After over three decades of operating a single-room occupancy program (SRO) for women at Roberts Hall, St. Vincent de Paul Louisville will end the program in March 2024, to redirect community resources to other affordable housing options.
Due to the unique challenges of operating SRO permanent housing projects, SVDP is shifting away from these programs. The SRO model has individual rooms with shared kitchens and bathrooms, which make it similar to college dorms. Shifting from this model will let us better use our resources to rally around our mission of housing, feeding, and supporting those in need with compassion and dignity.
Jennifer Clark, SVDP’s Chief Operating Officer, said she’s grateful for this program’s partnership with the Archdiocese of Louisville, specifically the parish of St. Elizabeth of Hungary and Louisville Metro Housing Authority (LMHA). “We are appreciative of the partnerships we’ve had over the years. We have helped
thousands of women find stability and self-sufficiency through housing assistance and effective case management,” Clark said.
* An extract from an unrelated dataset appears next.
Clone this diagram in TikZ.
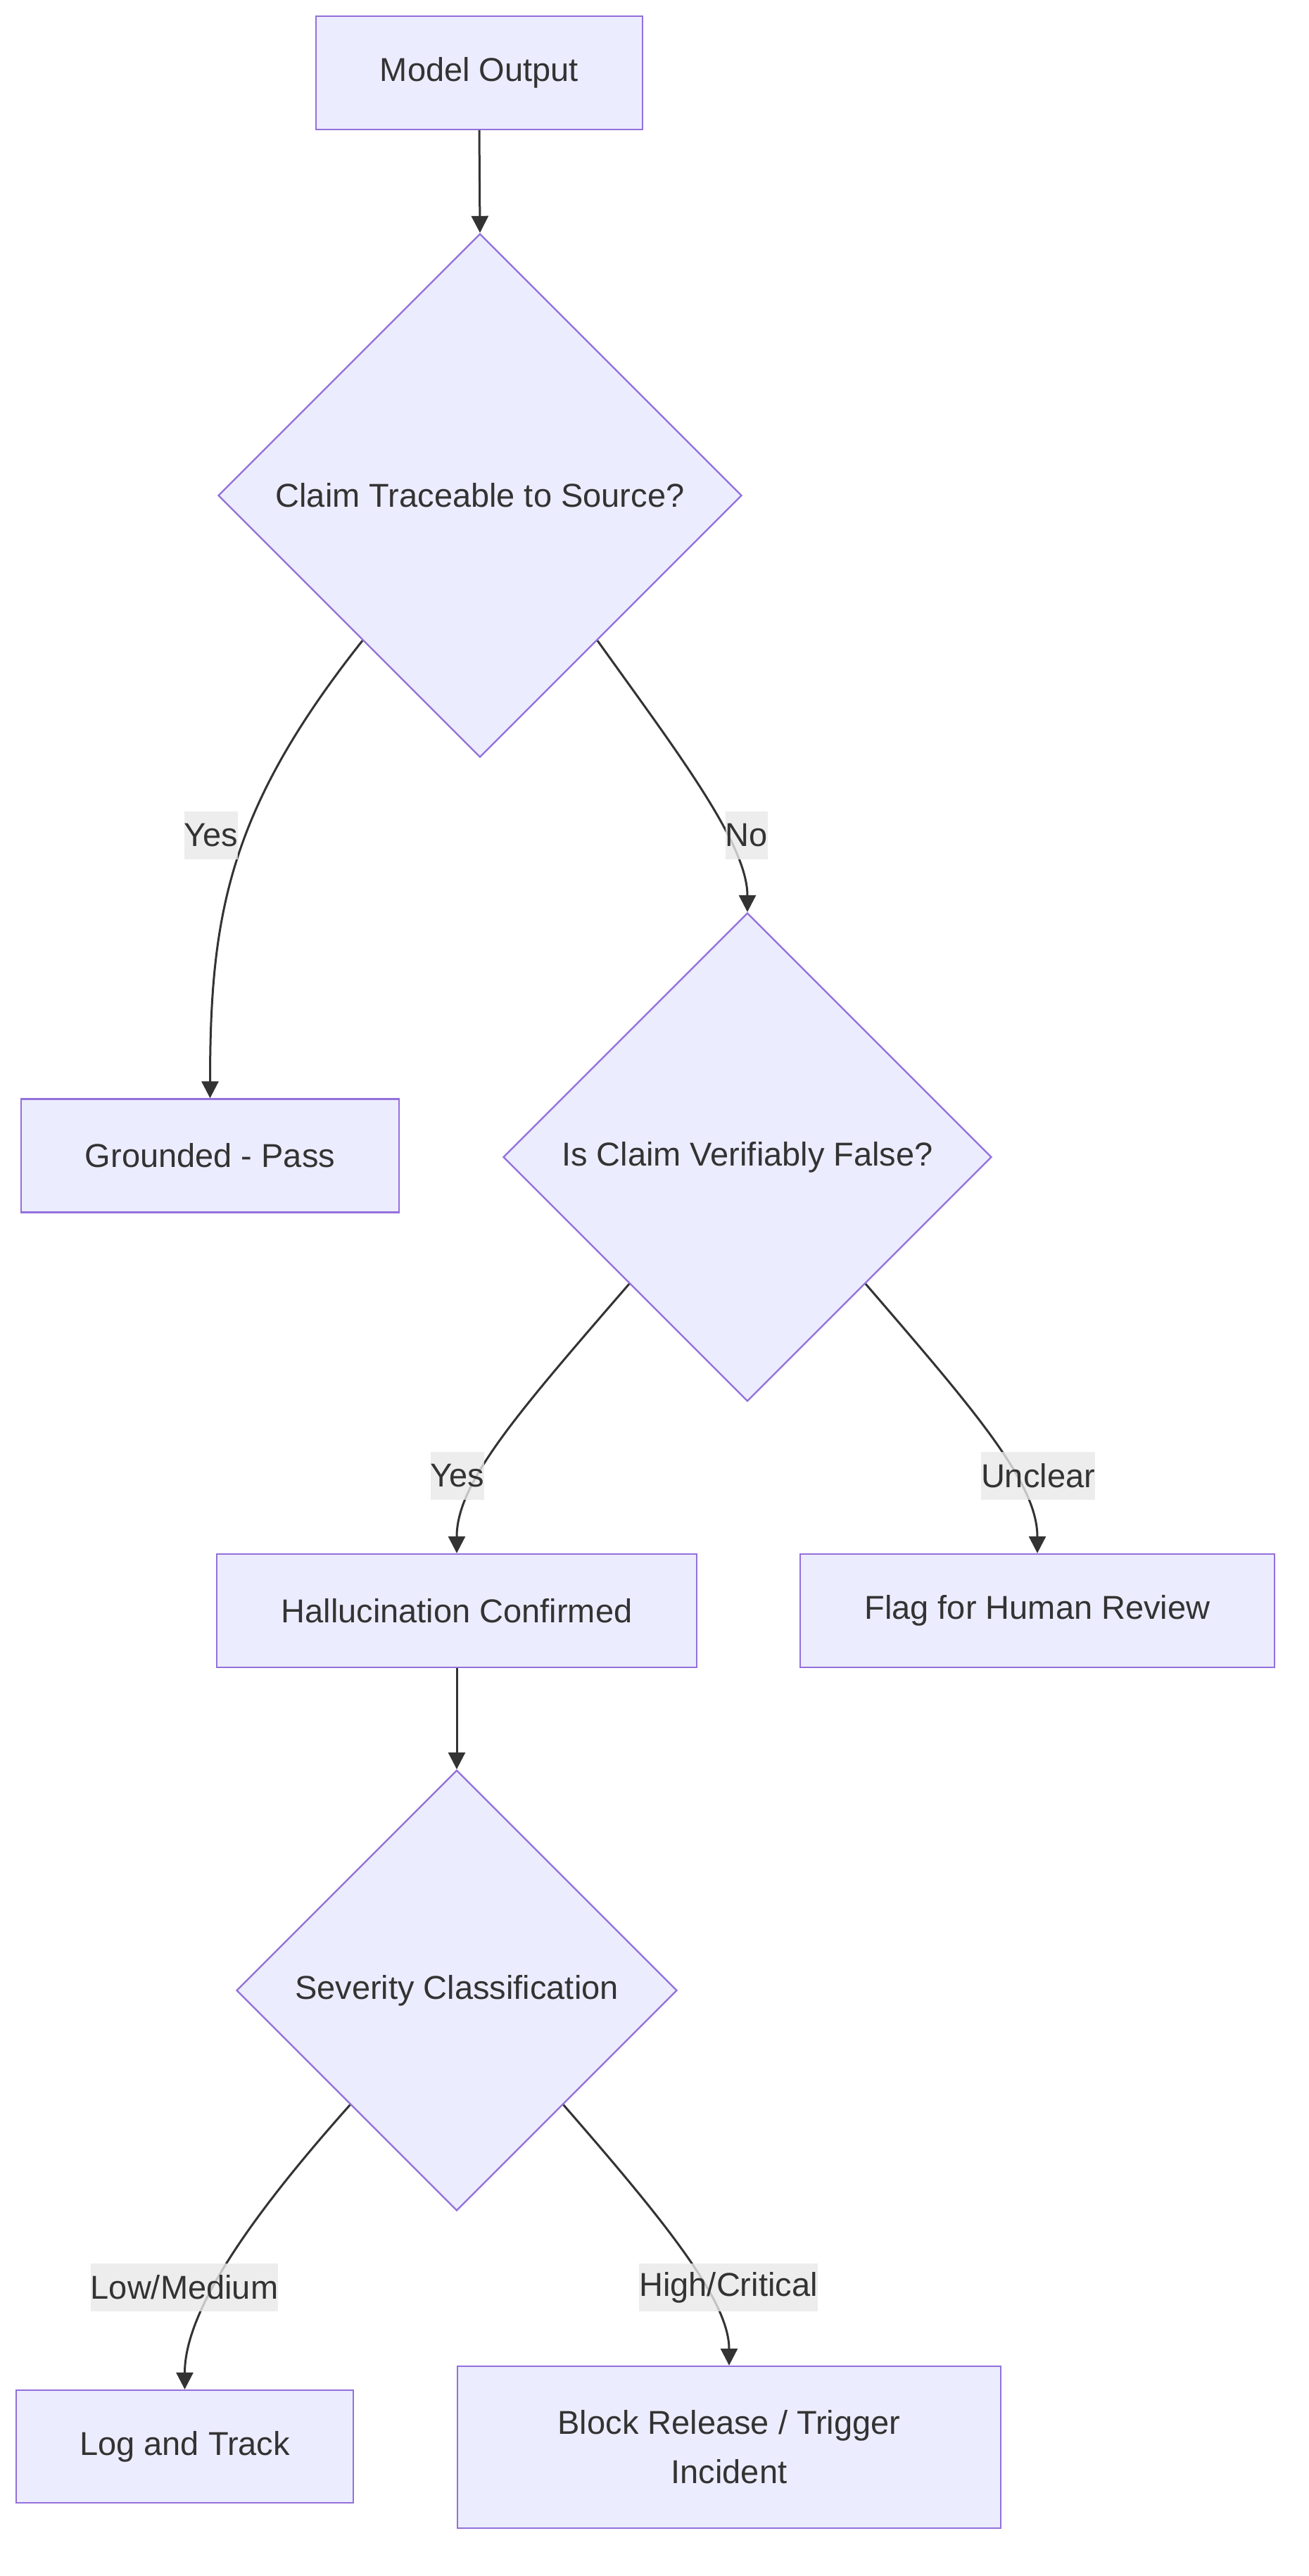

Roberts Hall residents have been notified of this transition, and SVDP staff members are working diligently to provide each and every client with the support that they need by gathering housing options and resources to assist them with a positive exit destination. LMHA will make Housing Choice Vouchers available for current residents to find new housing options. Roberts Hall is an off campus program at 1032 E. Burnett Ave.
Roberts Hall History
Before the three-story brick building was converted to house homeless women, it was the former St. Elizabeth Convent. The building was vacant for six years after the archdiocese moved the last of four sisters at St. Elizabeth to another location in 1984. After the parish council voted in favor of SVDP’s project proposal and SVDP was awarded a $660,000 federal grant, the building was renovated and Roberts Hall officially opened in November 1990. It was named after Gerald “Jerry” Roberts, a former SVDP president for 21 years who planted deep roots in the Louisville community.